■ **TASK DIRECTIONS**: Take every line from the first down to the line with "(0,0) rectangle (1503,960);" and set it down exactly, without the pictures.

■ **INFORMATION SHOWN**:
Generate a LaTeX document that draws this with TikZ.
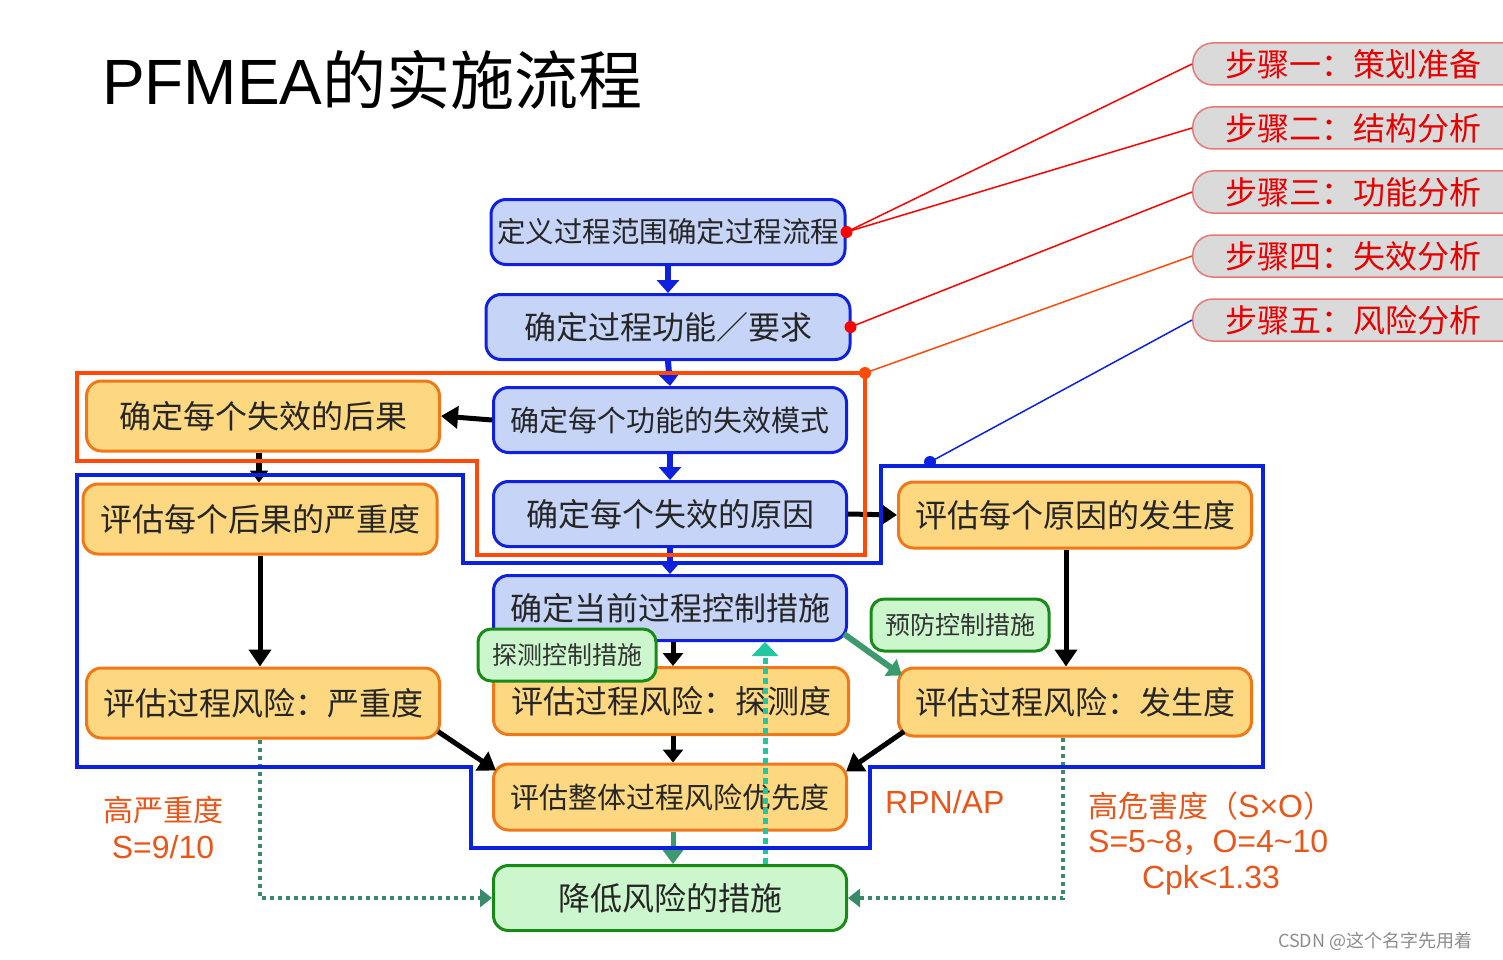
\documentclass[tikz,border=0pt]{standalone}
\usepackage{fontspec}
\setmainfont{Noto Sans CJK SC}
\newfontfamily\latinfont{Liberation Sans}
\usepackage{tikz}
\usetikzlibrary{arrows.meta, positioning, calc}

\newcommand{\pxfont}[1]{\fontsize{#1}{#1}\selectfont}
\newcommand{\lat}[1]{{\latinfont\pxfont{32}#1}}

\definecolor{boxblue}{HTML}{C6D4F7}
\definecolor{lineblue}{HTML}{1020E0}
\definecolor{boxorange}{HTML}{FDD880}
\definecolor{lineorange}{HTML}{F07818}
\definecolor{boxgreen}{HTML}{CCF7CC}
\definecolor{linegreen}{HTML}{188A18}
\definecolor{framered}{HTML}{FF4A0A}
\definecolor{frameblue}{HTML}{0A22E0}
\definecolor{stepgray}{HTML}{DADADA}
\definecolor{steppink}{HTML}{E87878}
\definecolor{steptext}{HTML}{E60000}
\definecolor{arrowgreen}{HTML}{3C9A6E}
\definecolor{dotteal}{HTML}{22C6A0}
\definecolor{dotgreen}{HTML}{3A8A6A}
\definecolor{notetext}{HTML}{E8561A}

\tikzset{
  flowbox/.style={rounded corners=15pt, line width=3pt, minimum width=353pt,
    minimum height=66pt, inner sep=3pt, font=\pxfont{32}, text=black!85},
  bluebox/.style={flowbox, draw=lineblue, fill=boxblue},
  orangebox/.style={flowbox, draw=lineorange, fill=boxorange},
  greenbox/.style={flowbox, draw=linegreen, fill=boxgreen},
  tagbox/.style={rounded corners=13pt, line width=3pt, draw=linegreen, fill=boxgreen,
    minimum width=178pt, minimum height=52pt, font=\pxfont{25}, text=black!80},
  stepbox/.style={rounded corners=20pt, line width=1.5pt, draw=steppink, fill=stepgray,
    minimum height=42pt, text width=300pt, align=left, inner xsep=33pt, inner ysep=2pt,
    anchor=west, font=\pxfont{32}, text=steptext},
  bluearrow/.style={line width=6pt, lineblue, -{Triangle[length=13pt,width=22pt]}},
  blkarrow/.style={line width=5pt, black, -{Triangle[length=17pt,width=22pt]}},
  grnarrow/.style={line width=5pt, arrowgreen, -{Triangle[length=14pt,width=20pt]}},
  dotarrow/.style={line width=4pt, dotgreen, dash pattern=on 4pt off 4pt,
    -{Triangle[length=12pt,width=18pt]}},
  note/.style={font=\pxfont{30}, text=notetext, inner sep=0pt},
}

\begin{document}
\begin{tikzpicture}[x=1pt, y=-1pt]
\useasboundingbox (0,0) rectangle (1503,960);

% title
\node[anchor=base west, inner sep=0pt, font=\pxfont{64}] (title) at (102,105)
  {{\latinfont PFMEA}的实施流程};

% step labels
\node[stepbox] (s1) at (1192,64) {步骤一：策划准备};
\node[stepbox] (s2) at (1192,128) {步骤二：结构分析};
\node[stepbox] (s3) at (1192,192) {步骤三：功能分析};
\node[stepbox] (s4) at (1192,256) {步骤四：失效分析};
\node[stepbox] (s5) at (1192,320) {步骤五：风险分析};

% middle column
\node[bluebox, minimum width=354pt, minimum height=65pt, font=\pxfont{28.5}] (scope) at (668,232) {定义过程范围确定过程流程};
\node[bluebox, minimum width=364pt, minimum height=65pt] (func) at (668,327) {确定过程功能／要求};
\node[bluebox, minimum height=65pt, font=\pxfont{29}] (mode) at (670,420) {确定每个功能的失效模式};
\node[bluebox, minimum height=65pt] (cause) at (670,514) {确定每个失效的原因};
\node[bluebox, minimum height=65pt] (ctrl) at (670,608) {确定当前过程控制措施};
\node[orangebox, minimum width=355pt, minimum height=67pt] (det) at (671,701) {评估过程风险：探测度};
\node[orangebox, font=\pxfont{29}] (prio) at (670,797) {评估整体过程风险优先度};
\node[greenbox, minimum height=65pt] (act) at (670,898) {降低风险的措施};

% left column
\node[orangebox, minimum height=70pt] (eff) at (263,416) {确定每个失效的后果};
\node[orangebox, minimum width=354pt, minimum height=70pt] (sev) at (260,519) {评估每个后果的严重度};
\node[orangebox, minimum height=70pt] (rsev) at (263,703) {评估过程风险：严重度};

% right column
\node[orangebox] (occ) at (1075,515) {评估每个原因的发生度};
\node[orangebox, minimum height=68pt] (rocc) at (1075,702) {评估过程风险：发生度};

% arrows
\draw[bluearrow] (scope.south) -- (func.north);
\draw[bluearrow] (func.south) -- (mode.north);
\draw[bluearrow] (mode.south) -- (cause.north);
\draw[bluearrow] (cause.south) -- (ctrl.north);
\draw[blkarrow] (mode.west) -- (eff.east);
\draw[blkarrow, line width=6pt, -{Triangle[length=12pt,width=18pt]}] ([xshift=-4pt]eff.south) -- ([xshift=-4pt]eff.south |- sev.north);
\draw[blkarrow] (cause.east) -- (occ.west);
\draw[blkarrow] (sev.south) -- (sev.south |- rsev.north);
\draw[blkarrow] ([xshift=-9pt]occ.south) -- ([xshift=-9pt]occ.south |- rocc.north);
\draw[blkarrow, -{Triangle[length=13pt,width=20pt]}] ([xshift=3pt]ctrl.south) -- ([xshift=3pt]ctrl.south |- det.north);
\draw[blkarrow, -{Triangle[length=13pt,width=20pt]}] ([xshift=2pt]det.south) -- ([xshift=2pt]det.south |- prio.north);
\draw[blkarrow] ([xshift=-3pt,yshift=8pt]rsev.south east) -- ([xshift=4pt,yshift=-8pt]prio.north west);
\draw[blkarrow] ([xshift=7pt,yshift=6pt]rocc.south west) -- ([xshift=-2pt,yshift=-9pt]prio.north east);
\draw[grnarrow, line width=6pt] ([xshift=-4pt,yshift=8pt]ctrl.south east) -- ([xshift=5pt,yshift=-9pt]rocc.north west);
\draw[grnarrow] ([xshift=3pt]prio.south) -- ([xshift=3pt]prio.south |- act.north);

% dotted feedback
\draw[dotarrow, line width=5pt, dotteal, dash pattern=on 6pt off 4pt, -{Triangle[length=14pt,width=26pt]}]
  ([xshift=95pt]act.north) -- ([xshift=95pt]act.north |- ctrl.south);
\draw[dotarrow] ([xshift=-3pt]rsev.south) -- ([xshift=-3pt]rsev.south |- act.west) -- (act.west);
\draw[dotarrow] ([xshift=-12pt]rocc.south) -- ([xshift=-12pt]rocc.south |- act.east) -- (act.east);

% control tags
\node[tagbox] (dtag) at (567,655) {探测控制措施};
\node[tagbox] (ptag) at (960,625) {预防控制措施};

% step 4 frame
\draw[framered, line width=4pt] (77,373) -- (865,373) -- (865,555) -- (477,555)
  -- (477,461) -- (77,461) -- cycle;
% step 5 frame
\draw[frameblue, line width=4pt] (77,475) -- (463,475) -- (463,563) -- (881,563)
  -- (881,466) -- (1263,466) -- (1263,767) -- (870,767) -- (870,848) -- (471,848)
  -- (471,767) -- (77,767) -- cycle;

% links to steps
\coordinate (f4) at (865,373);
\coordinate (f5) at (930,462);
\draw[red, line width=1.5pt] (scope.east) -- (s1.west);
\draw[red, line width=1.5pt] (scope.east) -- (s2.west);
\draw[red, line width=1.5pt] ([xshift=-1pt]func.east) -- (s3.west);
\draw[framered, line width=1.5pt] (f4) -- (s4.west);
\draw[frameblue, line width=1.5pt] (f5) -- (s5.west);
\fill[red] (scope.east) circle (6pt);
\fill[red] ([xshift=-1pt]func.east) circle (6pt);
\fill[framered] (f4) circle (6pt);
\fill[frameblue] (f5) circle (6pt);

% notes
\node[note] (hsev) at (163,810) {高严重度};
\node[note] (hsevv) at (163,847) {\lat{S=9/10}};
\node[note, anchor=west] (rpn) at (885,802) {\lat{RPN/AP}};
\node[note, anchor=west] (hrisk) at (1088,806) {高危害度（\lat{S×O}）};
\node[note, anchor=west] (hriskv) at (1088,843) {\lat{S=5\textasciitilde 8}，\lat{O=4\textasciitilde 10}};
\node[note] (cpk) at (1211,880) {\lat{Cpk<1.33}};
\node[font=\pxfont{18}, text=black!45, anchor=west, inner sep=0pt] (mark) at (1278,941) {CSDN @这个名字先用着};
\end{tikzpicture}
\end{document}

■ **CORRECT RESPONSE**:
Generate a LaTeX document that draws this with TikZ.
\documentclass[tikz,border=0pt]{standalone}
\usepackage{fontspec}
\setmainfont{Noto Sans CJK SC}
\newfontfamily\latinfont{Liberation Sans}
\usepackage{tikz}
\usetikzlibrary{arrows.meta, positioning, calc}

\newcommand{\pxfont}[1]{\fontsize{#1}{#1}\selectfont}
\newcommand{\lat}[1]{{\latinfont\pxfont{32}#1}}

\definecolor{boxblue}{HTML}{C6D4F7}
\definecolor{lineblue}{HTML}{1020E0}
\definecolor{boxorange}{HTML}{FDD880}
\definecolor{lineorange}{HTML}{F07818}
\definecolor{boxgreen}{HTML}{CCF7CC}
\definecolor{linegreen}{HTML}{188A18}
\definecolor{framered}{HTML}{FF4A0A}
\definecolor{frameblue}{HTML}{0A22E0}
\definecolor{stepgray}{HTML}{DADADA}
\definecolor{steppink}{HTML}{E87878}
\definecolor{steptext}{HTML}{E60000}
\definecolor{arrowgreen}{HTML}{3C9A6E}
\definecolor{dotteal}{HTML}{22C6A0}
\definecolor{dotgreen}{HTML}{3A8A6A}
\definecolor{notetext}{HTML}{E8561A}

\tikzset{
  flowbox/.style={rounded corners=15pt, line width=3pt, minimum width=353pt,
    minimum height=66pt, inner sep=3pt, font=\pxfont{32}, text=black!85},
  bluebox/.style={flowbox, draw=lineblue, fill=boxblue},
  orangebox/.style={flowbox, draw=lineorange, fill=boxorange},
  greenbox/.style={flowbox, draw=linegreen, fill=boxgreen},
  tagbox/.style={rounded corners=13pt, line width=3pt, draw=linegreen, fill=boxgreen,
    minimum width=178pt, minimum height=52pt, font=\pxfont{25}, text=black!80},
  stepbox/.style={rounded corners=20pt, line width=1.5pt, draw=steppink, fill=stepgray,
    minimum height=42pt, text width=300pt, align=left, inner xsep=33pt, inner ysep=2pt,
    anchor=west, font=\pxfont{32}, text=steptext},
  bluearrow/.style={line width=6pt, lineblue, -{Triangle[length=13pt,width=22pt]}},
  blkarrow/.style={line width=5pt, black, -{Triangle[length=17pt,width=22pt]}},
  grnarrow/.style={line width=5pt, arrowgreen, -{Triangle[length=14pt,width=20pt]}},
  dotarrow/.style={line width=4pt, dotgreen, dash pattern=on 4pt off 4pt,
    -{Triangle[length=12pt,width=18pt]}},
  note/.style={font=\pxfont{30}, text=notetext, inner sep=0pt},
}

\begin{document}
\begin{tikzpicture}[x=1pt, y=-1pt]
\useasboundingbox (0,0) rectangle (1503,960);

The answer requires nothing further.